Adam Fogelson named Lionsgate film group chair, replacing Joe Drake

Santa Monica-based entertainment company Lionsgate has promoted Adam Fogelson, the former head of STX Films and Universal Pictures, to lead its motion picture group as chair.

Fogelson will take over from longtime executive and producer Joe Drake, who led and expanded franchises such as “The Hunger Games” and “John Wick” during his tenure.
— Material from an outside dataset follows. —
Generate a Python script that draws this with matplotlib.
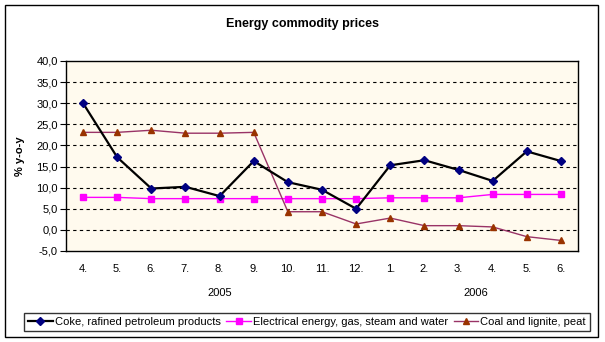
import matplotlib.pyplot as plt
from matplotlib.patches import Rectangle

# Monthly year-on-year changes, April 2005 - June 2006
months = ['4.', '5.', '6.', '7.', '8.', '9.', '10.', '11.', '12.',
          '1.', '2.', '3.', '4.', '5.', '6.']
coke = [30.0, 17.2, 9.8, 10.2, 8.0, 16.3, 11.3, 9.5, 5.0,
        15.3, 16.5, 14.2, 11.6, 18.6, 16.3]
electrical = [7.7, 7.7, 7.4, 7.4, 7.4, 7.4, 7.4, 7.4, 7.4,
              7.6, 7.6, 7.6, 8.4, 8.4, 8.4]
coal = [23.1, 23.1, 23.6, 22.9, 22.9, 23.1, 4.3, 4.3, 1.4,
        2.8, 1.0, 1.0, 0.7, -1.6, -2.5]
years = ['2005', '2006']
year_pos = [4, 11.5]
yticks = [-5, 0, 5, 10, 15, 20, 25, 30, 35, 40]

plt.rcParams['font.family'] = ['Liberation Sans', 'DejaVu Sans']

fig = plt.figure(figsize=(6.05, 3.42), dpi=100)
ax = fig.add_axes([66 / 605, 91 / 342, 512 / 605, 190 / 342])
ax.set_facecolor('#FFFAEE')

x = list(range(len(months)))
ax.plot(x, coke, color='black', lw=1.6, marker='D', ms=4,
        mfc='#000080', mec='#000080', label='Coke, rafined petroleum products', zorder=5)
ax.plot(x, electrical, color='#FF00FF', lw=1, marker='s', ms=4.5,
        mfc='#FF00FF', mec='#FF00FF', label='Electrical energy, gas, steam and water', zorder=4)
ax.plot(x, coal, color='#993366', lw=1, marker='^', ms=5,
        mfc='#993300', mec='#993300', label='Coal and lignite, peat', zorder=4)

ax.set_xlim(-0.5, len(months) - 0.5)
ax.set_ylim(-5, 40)
ax.set_yticks(yticks)
ax.set_yticklabels([f'{v:.1f}'.replace('.', ',') for v in yticks], fontsize=8)
ax.set_xticks(x)
ax.set_xticklabels(months, fontsize=8)
ax.tick_params(axis='x', length=0, pad=9)
ax.tick_params(axis='y', length=4, width=0.8, pad=2)
for v in yticks[1:-1]:
    ax.axhline(v, color='black', lw=0.8, ls=(0, (3, 3)), zorder=1)
for s in ax.spines.values():
    s.set_linewidth(1)

ax.set_ylabel('% y-o-y', fontsize=8, fontweight='bold', labelpad=8)
for yr, pos in zip(years, year_pos):
    ax.text(pos, -0.22, yr, transform=ax.get_xaxis_transform(),
            ha='center', va='center', fontsize=8)

fig.text(0.5, 1 - 24 / 342, 'Energy commodity prices', ha='center', va='center',
         fontsize=9, fontweight='bold')

leg = fig.legend(loc='center', bbox_to_anchor=(307 / 605, 1 - 322 / 342), ncol=3,
                 fontsize=8, frameon=True, fancybox=False, handlelength=2.2,
                 handletextpad=0.2, columnspacing=0.5, borderpad=0.35,
                 borderaxespad=0.2)
leg.get_frame().set_edgecolor('black')
leg.get_frame().set_linewidth(1)

fig.patches.append(Rectangle((5 / 605, 5 / 342), 593 / 605, 332 / 342,
                             transform=fig.transFigure, fill=False,
                             edgecolor='black', lw=1))

fig.savefig('out.png', dpi=100)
Drake is expected to stay on to assist with the transition.

“Joe has been a great partner and a respected team leader, a truly entrepreneurial executive with one of the best business minds in the industry,” Lionsgate Chief Executive Jon Feltheimer said in a statement on Wednesday. “We are very fortunate to have Adam Fogelson, one of Hollywood’s most accomplished and innovative film executives, to succeed him.”

Fogelson, who most recently served as the vice chairmain of Lionsgate’s film group, joined the company in 2022. He is set to lead the division as the company prepares to spin off its studio unit into a merger with Screaming Eagle Acquisition Corp., a publicly traded blank-check company.

The deal is valued at $4.6 billion and, according to Lionsgate, will generate about $350 million in capital — funds that will be used to help pay for Lionsgate’s acquisition of eOne, which closed at the end of last year.

The creation of a separate entity, Lionsgate Studios, also will cleave Lionsgate’s film and TV studio from Starz, the cable TV network that Lionsgate bought in 2016. Lionsgate executives have said doing so will increase the stock value of both assets.

“We found a price that we thought was reasonable for raising equity but doesn’t really, ultimately, of course, [represent] the full value of how we consider the studio, but we’re always happy when investors old and new come in and make some money with this,” Feltheimer said during a Jan. 4 call with analysts. “The great thing about this transaction is we retain full optionality to treat Starz differently. Yes, clearly we think Starz is way more valuable than we’re given value for in the stock.”